What I Missed: The 'Hidden' Specification Factor
The surprise wasn't the cost or the color. It was the subtle interplay between veining direction and fabrication. I had chosen a product with a distinct linear pattern, but I never asked: 'How does this pattern behave on a 10-foot continuous piece?'
That's bad practice. And it's a problem I see on nearly every project where a firm tries to use a 'statement' material in a non-standard application.
The Real Price of the Mistake
The cracked piece meant we needed a replacement slab. That slab wasn't in stock locally—it had to be sourced from a regional distribution center. The cost was $3,200 for the slab, plus expedited shipping ($600), plus a rush fabrication fee ($800), plus the dead time for two of my team members who had to re-plan the installation sequence. Total: roughly $4,800 in direct costs, plus a week of internal stress and a bruised relationship with the general contractor who had to explain the delay to the client.
I still kick myself for not doing a proper vein-mapping layout on the full-size slab before approving the cut. It was a simple step I skipped because I was rushing to meet the deadline. If I'd spent 45 minutes with the fabricator's team reviewing the slab in person, we would have caught the issue.
The (Short) Solution: Stop Guessing, Start Asking
So what changed? After that project, I developed a pre-order checklist that I now use on every Cosentino project. It's not fancy. But it's saved us from at least four similar issues in the past three years.
Here's what I do differently:
- Full-slab inspection. Before any order of more than two slabs, I insist on seeing the actual slab—not just a sample—in the distribution yard. I take photos, note the veining orientation, and share them with the fabricator.

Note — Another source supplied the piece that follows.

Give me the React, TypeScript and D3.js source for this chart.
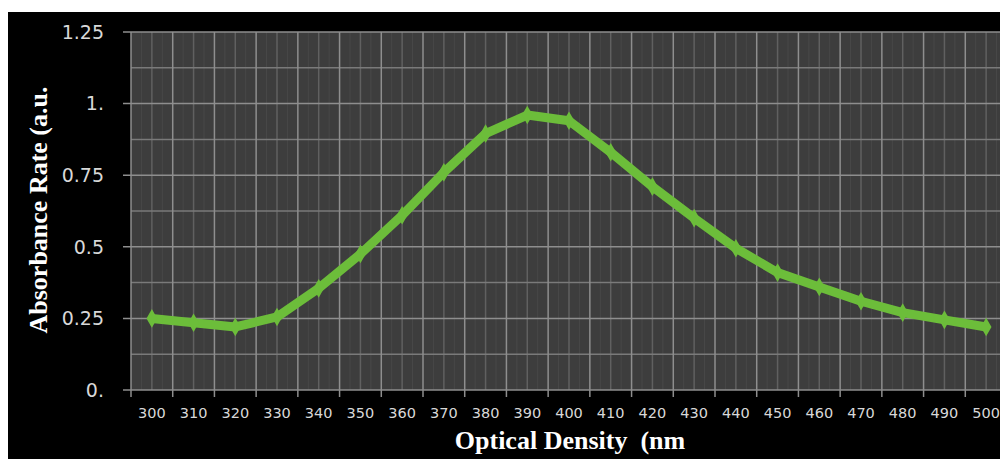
import React from "react";
import * as d3 from "d3";

// wavelengths (nm) and absorbance readings
const wavelengths = [300, 310, 320, 330, 340, 350, 360, 370, 380, 390, 400, 410, 420, 430, 440, 450, 460, 470, 480, 490, 500];
const absorbance = [0.25, 0.235, 0.22, 0.255, 0.355, 0.475, 0.61, 0.76, 0.895, 0.96, 0.94, 0.83, 0.71, 0.6, 0.495, 0.41, 0.36, 0.31, 0.27, 0.245, 0.22];
const yTicks = [0, 0.25, 0.5, 0.75, 1, 1.25];
const yTickLabels = ["0.", "0.25", "0.5", "0.75", "1.", "1.25"];
const yMinor = [0.125, 0.375, 0.625, 0.875, 1.125];

const W = 1000;
const H = 459;
const left = 131;
const right = 1007;
const top = 32;
const bottom = 390;
const green = "#6cbd3a";

export default function App() {
  const x = d3.scaleBand<number>().domain(wavelengths).range([left, right]).padding(0);
  const y = d3.scaleLinear().domain([0, 1.25]).range([bottom, top]);
  const bw = x.bandwidth();
  const cx = (d: number) => (x(d) as number) + bw / 2;

  const line = d3
    .line<number>()
    .x((_, i) => cx(wavelengths[i]))
    .y((d) => y(d));

  const diamond = d3.symbol().type(d3.symbolDiamond).size(100)();

  // band boundaries (major verticals + ticks)
  const bounds = wavelengths.map((w) => x(w) as number).concat([right]);

  return (
    <svg
      width={W}
      height={H}
      style={{ position: "absolute", left: 0, top: 0, display: "block" }}
    >
      <rect x={0} y={0} width={W} height={H} fill="#fff" />
      <rect x={8} y={12} width={W - 8} height={H - 12} fill="#000" />
      <rect x={left} y={top} width={right - left} height={bottom - top} fill="#3d3d3d" />

      {/* faint lines inside each band */}
      {wavelengths.map((w) => (
        <g key={"q" + w}>
          <line x1={(x(w) as number) + bw * 0.25} x2={(x(w) as number) + bw * 0.25} y1={top} y2={bottom} stroke="#484848" strokeWidth={1} />
          <line x1={(x(w) as number) + bw * 0.75} x2={(x(w) as number) + bw * 0.75} y1={top} y2={bottom} stroke="#484848" strokeWidth={1} />
          <line x1={cx(w)} x2={cx(w)} y1={top} y2={bottom} stroke="#606060" strokeWidth={1.5} />
        </g>
      ))}

      {yMinor.map((v) => (
        <line key={"ym" + v} x1={left} x2={right} y1={y(v)} y2={y(v)} stroke="#7a7a7a" strokeWidth={1.5} />
      ))}

      {bounds.map((b, i) => (
        <g key={"b" + i}>
          <line x1={b} x2={b} y1={top} y2={bottom} stroke="#8e8e8e" strokeWidth={1.5} />
          <line x1={b} x2={b} y1={bottom} y2={bottom + 7} stroke="#8e8e8e" strokeWidth={1.5} />
        </g>
      ))}

      {yTicks.map((v, i) => (
        <g key={"y" + v}>
          <line x1={left - 8} x2={right} y1={y(v)} y2={y(v)} stroke="#8e8e8e" strokeWidth={1.5} />
          <text
            x={104}
            y={y(v)}
            dy="0.36em"
            textAnchor="end"
            fill="#d8d8d8"
            fontFamily="DejaVu Sans, sans-serif"
            fontSize={19}
          >
            {yTickLabels[i]}
          </text>
        </g>
      ))}

      {wavelengths.map((w) => (
        <text
          key={"xl" + w}
          x={cx(w)}
          y={418}
          textAnchor="middle"
          fill="#d8d8d8"
          fontFamily="DejaVu Sans, sans-serif"
          fontSize={14.5}
        >
          {w}
        </text>
      ))}

      <path d={line(absorbance) || ""} fill="none" stroke={green} strokeWidth={9} strokeLinejoin="round" />
      {absorbance.map((v, i) => (
        <path key={"m" + i} d={diamond || ""} transform={`translate(${cx(wavelengths[i])},${y(v)})`} fill={green} />
      ))}

      <text
        x={570}
        y={449}
        textAnchor="middle"
        fill="#fff"
        fontFamily="Liberation Serif, serif"
        fontWeight="bold"
        fontSize={26}
        style={{ whiteSpace: "pre" }}
      >
        {"Optical Density  (nm"}
      </text>
      <text
        transform="translate(47,210) rotate(-90)"
        textAnchor="middle"
        fill="#fff"
        fontFamily="Liberation Serif, serif"
        fontWeight="bold"
        fontSize={26}
      >
        Absorbance Rate (a.u.
      </text>
    </svg>
  );
}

- Fabrication walkthrough. I schedule a 30-minute call with the fabricator to review the specific color and the proposed cut layout. I ask the 'dumb' questions: 'Will this piece hold together if we cut a waterfall edge here?'
- Technical data sheet check. This was a big one for me. I now read the full technical data sheet for every product I specify. Cosentino provides detailed information on flexural strength, thermal shock resistance, and recommended edge treatments. I don't just skim it—I actually read the fine print about minimum thickness for unsupported edges.
As of Q4 2024, Cosentino's product line has evolved. The newer Silestone colors, especially in the HybriQ+ line, have more consistent veining patterns. But the lesson remains: no material is a magic bullet. Every product has a use case, and the best vendor is the one who helps you understand where their product doesn't fit.
"The vendor who said 'this isn't our strength—here's who does it better' earned my trust for everything else."
I've learned that real expertise isn't knowing everything—it's knowing what you don't know. That $4,800 mistake taught me more about specifying than any sales pitch ever could.